%%

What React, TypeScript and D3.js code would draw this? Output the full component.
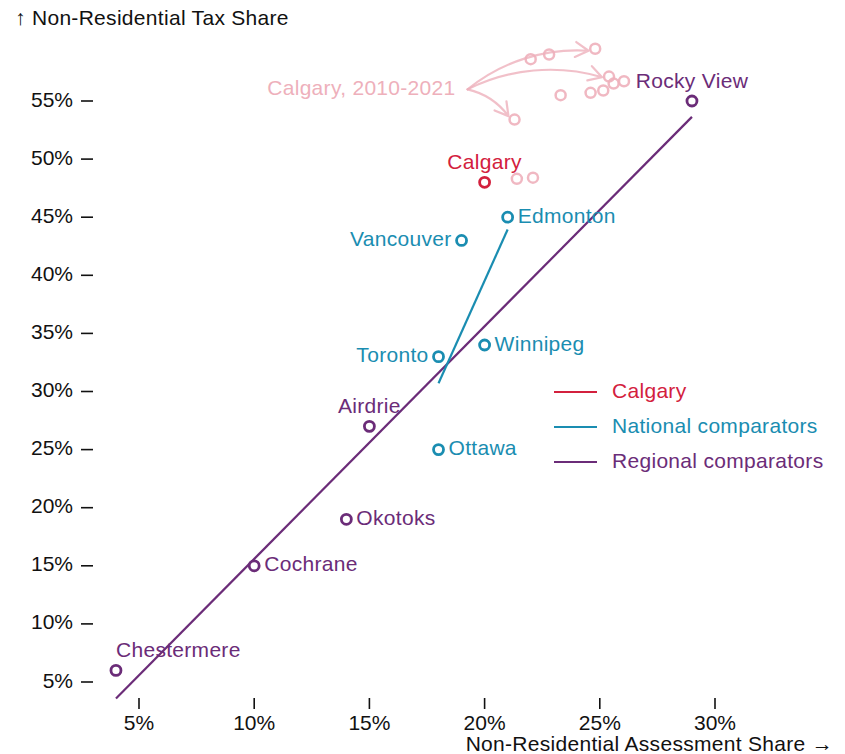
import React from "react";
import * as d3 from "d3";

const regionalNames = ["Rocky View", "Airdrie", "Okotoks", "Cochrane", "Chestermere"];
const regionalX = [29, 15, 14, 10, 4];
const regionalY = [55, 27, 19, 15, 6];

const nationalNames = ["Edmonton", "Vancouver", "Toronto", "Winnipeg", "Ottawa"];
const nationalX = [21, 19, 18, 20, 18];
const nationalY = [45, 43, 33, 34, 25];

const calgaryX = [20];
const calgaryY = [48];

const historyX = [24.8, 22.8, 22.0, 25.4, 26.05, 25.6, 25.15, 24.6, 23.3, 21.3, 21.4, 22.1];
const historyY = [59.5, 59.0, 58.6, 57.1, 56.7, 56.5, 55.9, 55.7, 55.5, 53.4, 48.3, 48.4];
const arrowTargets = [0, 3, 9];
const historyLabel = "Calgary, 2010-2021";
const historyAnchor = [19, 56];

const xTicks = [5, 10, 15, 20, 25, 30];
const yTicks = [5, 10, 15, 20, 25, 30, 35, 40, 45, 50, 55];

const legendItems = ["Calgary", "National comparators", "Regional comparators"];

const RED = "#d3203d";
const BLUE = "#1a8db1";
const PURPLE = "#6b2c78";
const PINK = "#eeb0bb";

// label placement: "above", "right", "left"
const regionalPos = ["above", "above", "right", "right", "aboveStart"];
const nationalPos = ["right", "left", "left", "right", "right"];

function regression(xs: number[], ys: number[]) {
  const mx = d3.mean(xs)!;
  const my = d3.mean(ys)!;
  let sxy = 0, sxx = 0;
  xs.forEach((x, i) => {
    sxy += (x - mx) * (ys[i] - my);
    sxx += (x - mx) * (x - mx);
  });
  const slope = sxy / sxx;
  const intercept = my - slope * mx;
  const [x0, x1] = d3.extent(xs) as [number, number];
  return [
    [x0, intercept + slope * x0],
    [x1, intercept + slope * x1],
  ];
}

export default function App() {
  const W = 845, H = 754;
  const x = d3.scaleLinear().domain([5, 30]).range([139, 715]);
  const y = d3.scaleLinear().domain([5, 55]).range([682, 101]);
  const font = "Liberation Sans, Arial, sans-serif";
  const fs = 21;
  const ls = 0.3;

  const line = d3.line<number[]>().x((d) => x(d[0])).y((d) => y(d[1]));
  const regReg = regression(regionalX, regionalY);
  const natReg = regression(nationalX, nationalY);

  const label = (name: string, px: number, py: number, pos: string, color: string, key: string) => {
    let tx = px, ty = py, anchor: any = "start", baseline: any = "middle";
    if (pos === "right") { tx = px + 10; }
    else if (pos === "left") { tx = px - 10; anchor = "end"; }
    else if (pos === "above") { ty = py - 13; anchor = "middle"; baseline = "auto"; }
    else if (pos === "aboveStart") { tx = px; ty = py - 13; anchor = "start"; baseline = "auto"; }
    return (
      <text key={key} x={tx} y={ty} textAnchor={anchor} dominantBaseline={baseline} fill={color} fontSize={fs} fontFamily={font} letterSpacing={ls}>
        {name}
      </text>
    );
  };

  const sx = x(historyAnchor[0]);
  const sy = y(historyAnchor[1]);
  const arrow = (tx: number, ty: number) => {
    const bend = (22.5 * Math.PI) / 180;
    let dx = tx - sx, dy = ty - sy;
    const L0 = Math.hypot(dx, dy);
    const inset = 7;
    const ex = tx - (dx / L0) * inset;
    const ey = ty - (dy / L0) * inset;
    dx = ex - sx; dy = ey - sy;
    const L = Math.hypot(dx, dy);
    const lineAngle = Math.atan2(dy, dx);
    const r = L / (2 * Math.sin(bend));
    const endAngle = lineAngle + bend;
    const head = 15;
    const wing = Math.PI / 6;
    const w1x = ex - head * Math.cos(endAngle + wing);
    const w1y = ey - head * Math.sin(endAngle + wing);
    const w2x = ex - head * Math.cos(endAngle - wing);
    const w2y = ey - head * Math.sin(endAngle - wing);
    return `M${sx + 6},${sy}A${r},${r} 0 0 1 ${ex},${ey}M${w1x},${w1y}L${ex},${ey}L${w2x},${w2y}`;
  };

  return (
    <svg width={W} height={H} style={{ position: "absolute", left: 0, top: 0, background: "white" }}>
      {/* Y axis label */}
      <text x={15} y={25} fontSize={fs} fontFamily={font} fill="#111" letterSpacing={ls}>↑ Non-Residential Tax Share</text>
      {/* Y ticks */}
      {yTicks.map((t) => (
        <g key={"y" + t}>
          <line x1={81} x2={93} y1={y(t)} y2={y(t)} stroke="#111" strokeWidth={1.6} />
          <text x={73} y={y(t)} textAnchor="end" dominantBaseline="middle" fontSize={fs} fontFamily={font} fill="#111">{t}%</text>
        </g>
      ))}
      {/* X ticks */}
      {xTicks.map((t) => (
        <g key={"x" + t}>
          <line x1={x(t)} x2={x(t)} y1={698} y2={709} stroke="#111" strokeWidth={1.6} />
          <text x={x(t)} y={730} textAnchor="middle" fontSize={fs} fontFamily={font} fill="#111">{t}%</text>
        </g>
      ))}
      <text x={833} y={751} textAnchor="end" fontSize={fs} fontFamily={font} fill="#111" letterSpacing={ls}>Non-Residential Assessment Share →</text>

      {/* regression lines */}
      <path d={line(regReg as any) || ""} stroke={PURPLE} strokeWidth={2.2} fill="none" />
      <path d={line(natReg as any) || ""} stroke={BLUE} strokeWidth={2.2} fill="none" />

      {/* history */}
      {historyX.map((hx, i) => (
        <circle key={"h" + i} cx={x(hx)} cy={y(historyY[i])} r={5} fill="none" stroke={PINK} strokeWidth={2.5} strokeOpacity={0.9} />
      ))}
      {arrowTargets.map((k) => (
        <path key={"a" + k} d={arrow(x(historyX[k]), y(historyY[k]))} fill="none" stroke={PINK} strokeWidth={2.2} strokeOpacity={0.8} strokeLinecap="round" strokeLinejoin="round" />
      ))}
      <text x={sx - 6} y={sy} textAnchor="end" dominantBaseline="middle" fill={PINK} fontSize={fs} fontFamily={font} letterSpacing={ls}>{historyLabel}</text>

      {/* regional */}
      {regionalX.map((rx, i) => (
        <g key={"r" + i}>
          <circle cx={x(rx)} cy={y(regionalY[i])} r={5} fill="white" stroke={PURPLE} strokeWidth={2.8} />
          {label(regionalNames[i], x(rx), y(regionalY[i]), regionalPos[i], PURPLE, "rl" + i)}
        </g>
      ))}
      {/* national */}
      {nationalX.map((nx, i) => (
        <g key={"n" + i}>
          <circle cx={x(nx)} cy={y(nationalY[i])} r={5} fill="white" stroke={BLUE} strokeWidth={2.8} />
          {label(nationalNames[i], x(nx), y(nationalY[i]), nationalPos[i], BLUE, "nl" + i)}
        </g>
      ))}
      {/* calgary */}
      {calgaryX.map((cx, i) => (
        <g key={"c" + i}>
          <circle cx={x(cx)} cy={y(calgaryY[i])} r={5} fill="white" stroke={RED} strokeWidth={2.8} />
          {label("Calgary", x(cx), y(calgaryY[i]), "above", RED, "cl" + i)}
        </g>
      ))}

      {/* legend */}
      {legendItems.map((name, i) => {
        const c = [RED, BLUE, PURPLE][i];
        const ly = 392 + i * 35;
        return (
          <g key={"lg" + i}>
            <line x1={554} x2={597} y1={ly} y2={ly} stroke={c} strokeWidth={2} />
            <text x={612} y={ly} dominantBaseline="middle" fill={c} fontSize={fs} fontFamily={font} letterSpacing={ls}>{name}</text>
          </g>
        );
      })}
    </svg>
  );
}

%%

Identify and copy the lines holding the word "React".

● **Task solution**:
What React, TypeScript and D3.js code would draw this? Output the full component.
import React from "react";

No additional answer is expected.